The Iron Heel revisited

September 18, 1996
Issue 

By Richard Frank Chiffings

The author Jack London is remembered — if he is remembered at all — for his wildlife adventure stories. But there is another dimension to Jack London.

I can remember that my mother was greatly affected by his book The People of the Abyss, about the terrible lives of slum dwellers in London. Recently from Hempstead in London, we were now group settlers in the harsh bush of south-western Australia. Reading the book also, a child between 10 and 12, I understood why Mum was moved.

I read The Iron Heel about the same time. (It was first published in 1908.) A world, different from the one I learned about at school, was opened up to me. I now understood what grown-ups meant when they spoke about the necessity for ordinary people to organise against tyrannical authority.

Yes, this was long ago. But if it is so obsolete, why do I get a replay every time I attend a socialist-oriented conference? Time after time the keynote speakers use the same arguments Ernest Everhard, the novel's hero, used in his tension-raising discussions with the people of business, the professions and the church.

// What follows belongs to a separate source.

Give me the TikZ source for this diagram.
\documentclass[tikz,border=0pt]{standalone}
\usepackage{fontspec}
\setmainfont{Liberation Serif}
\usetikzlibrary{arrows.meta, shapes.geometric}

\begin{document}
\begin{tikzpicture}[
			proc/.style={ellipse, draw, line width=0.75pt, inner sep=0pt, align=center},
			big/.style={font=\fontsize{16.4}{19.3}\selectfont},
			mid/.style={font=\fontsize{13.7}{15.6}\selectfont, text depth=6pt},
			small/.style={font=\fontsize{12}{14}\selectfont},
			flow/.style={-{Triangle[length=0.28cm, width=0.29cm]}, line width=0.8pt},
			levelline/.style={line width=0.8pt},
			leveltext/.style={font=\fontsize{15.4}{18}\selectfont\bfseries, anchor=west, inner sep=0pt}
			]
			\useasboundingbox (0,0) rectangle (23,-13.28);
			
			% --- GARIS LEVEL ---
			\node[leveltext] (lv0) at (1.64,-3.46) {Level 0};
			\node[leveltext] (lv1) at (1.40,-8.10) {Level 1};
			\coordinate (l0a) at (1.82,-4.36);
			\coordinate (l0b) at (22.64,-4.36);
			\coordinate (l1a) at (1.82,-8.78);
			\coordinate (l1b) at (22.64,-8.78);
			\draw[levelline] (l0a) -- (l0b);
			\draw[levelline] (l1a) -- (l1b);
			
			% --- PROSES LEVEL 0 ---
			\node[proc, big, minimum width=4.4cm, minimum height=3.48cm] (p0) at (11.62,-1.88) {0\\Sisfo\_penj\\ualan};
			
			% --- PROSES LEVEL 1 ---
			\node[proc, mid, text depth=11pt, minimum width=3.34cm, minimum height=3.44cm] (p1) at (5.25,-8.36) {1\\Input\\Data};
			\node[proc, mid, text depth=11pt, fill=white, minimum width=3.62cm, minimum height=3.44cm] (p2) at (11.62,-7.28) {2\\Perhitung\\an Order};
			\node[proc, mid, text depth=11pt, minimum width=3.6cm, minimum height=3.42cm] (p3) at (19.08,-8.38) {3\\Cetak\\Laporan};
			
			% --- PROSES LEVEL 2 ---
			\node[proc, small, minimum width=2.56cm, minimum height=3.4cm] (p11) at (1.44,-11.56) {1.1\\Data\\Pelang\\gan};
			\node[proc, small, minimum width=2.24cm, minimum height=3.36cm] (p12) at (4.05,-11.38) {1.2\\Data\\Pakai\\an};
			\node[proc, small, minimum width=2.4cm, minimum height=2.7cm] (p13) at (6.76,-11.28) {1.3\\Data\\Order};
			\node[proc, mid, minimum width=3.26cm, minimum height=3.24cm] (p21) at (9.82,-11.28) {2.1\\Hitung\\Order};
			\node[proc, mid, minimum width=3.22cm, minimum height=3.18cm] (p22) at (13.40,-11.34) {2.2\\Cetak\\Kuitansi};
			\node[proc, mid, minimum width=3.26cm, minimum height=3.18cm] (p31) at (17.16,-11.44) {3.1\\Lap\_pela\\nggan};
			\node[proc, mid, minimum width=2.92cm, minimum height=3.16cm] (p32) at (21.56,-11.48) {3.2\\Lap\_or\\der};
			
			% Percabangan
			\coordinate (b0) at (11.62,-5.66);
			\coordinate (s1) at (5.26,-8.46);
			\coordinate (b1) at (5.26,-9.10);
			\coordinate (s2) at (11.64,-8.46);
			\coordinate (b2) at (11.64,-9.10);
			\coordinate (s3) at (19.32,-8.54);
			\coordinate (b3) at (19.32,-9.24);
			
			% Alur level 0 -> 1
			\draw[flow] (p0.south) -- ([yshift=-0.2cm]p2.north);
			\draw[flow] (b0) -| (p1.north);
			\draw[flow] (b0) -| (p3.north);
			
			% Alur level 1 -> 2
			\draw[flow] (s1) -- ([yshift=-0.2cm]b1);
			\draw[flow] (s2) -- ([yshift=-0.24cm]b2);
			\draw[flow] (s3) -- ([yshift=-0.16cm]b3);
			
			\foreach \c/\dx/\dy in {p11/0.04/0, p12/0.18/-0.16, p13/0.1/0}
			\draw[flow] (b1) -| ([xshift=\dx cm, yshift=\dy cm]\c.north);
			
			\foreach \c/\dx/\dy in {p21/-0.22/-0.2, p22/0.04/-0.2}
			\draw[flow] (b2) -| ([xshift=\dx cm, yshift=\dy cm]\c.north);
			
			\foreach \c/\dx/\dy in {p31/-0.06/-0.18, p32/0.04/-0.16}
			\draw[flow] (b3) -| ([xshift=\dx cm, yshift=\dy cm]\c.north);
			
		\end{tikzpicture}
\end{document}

Some people — not socialists — rejected The Iron Heel, saying it was communism at its most violent. But why did the socialists of the period reject the book?

Of course, the failure of the revolution of 1905 in Russia would have been fresh in the memory. Then there was the Fabian belief in the inevitable evolutionary demise of capitalism, so popular at the time. But if Jack London could smell smoke in the air, why couldn't the socialists?

In the event, the smoke was rising from fires somewhat different to the fire that Jack London had postulated as a declaration of war between the United States and Germany initiated by the Oligarchy. Jack London's war never got beyond the declaration, because the workers in both Germany and the United States immediately went on strike and so completely immobilised the two countries that the war was called off.

I can remember, when I was a child, hearing the men talk about this workers' strike aborting the war in the novel and speculating about why the Great War was not halted in the same way. Jack London admitted in a letter to another comrade, "I got nothing but knocks from the socialists". In the same letter, he said, "It was a labour of love, and a dead failure as a book. The book buying public would have nothing to do with it."

My family could not afford to buy books. Any book that came into the district was passed around for all to read, in the case of the Iron Heel from the group foreman down to us settlers. Since the foreman was very often hated by the settlers, and as socialist sympathies would have made him unpopular with his superiors, we can only assume that the complexity of human relations, which Jack London builds on in the latter half of the novel, is well beyond the comprehension of our social engineers.

Perhaps this is why, after all this time, the same arguments are being used. But there are differences between then and now. At least one economic concept has been dropped. Consider part of Jack London's explanation of why the American Oligarchy wanted war with Germany: "the war would consume many national surpluses". We don't hear anything about surpluses now. Another reason for war was to "reduce the armies of unemployed that menaced all countries".

But the most questionable difference between then and now, surely, is the complex wording used by those with a public voice today. Everything is full of multi-syllable words and those acronyms so cursed by wartime soldiers. Jack London said it simpler, more clearly, and so much more interestingly. If we go on delving into the novel, we might realise how unwise we are to use the word "imperialism". Instead let us return to descriptions like "plutocracy" and "oligarchy". Also let us beware of soft cuddly words, like "community", products of the Oligarchy's social engineers of the post-London era.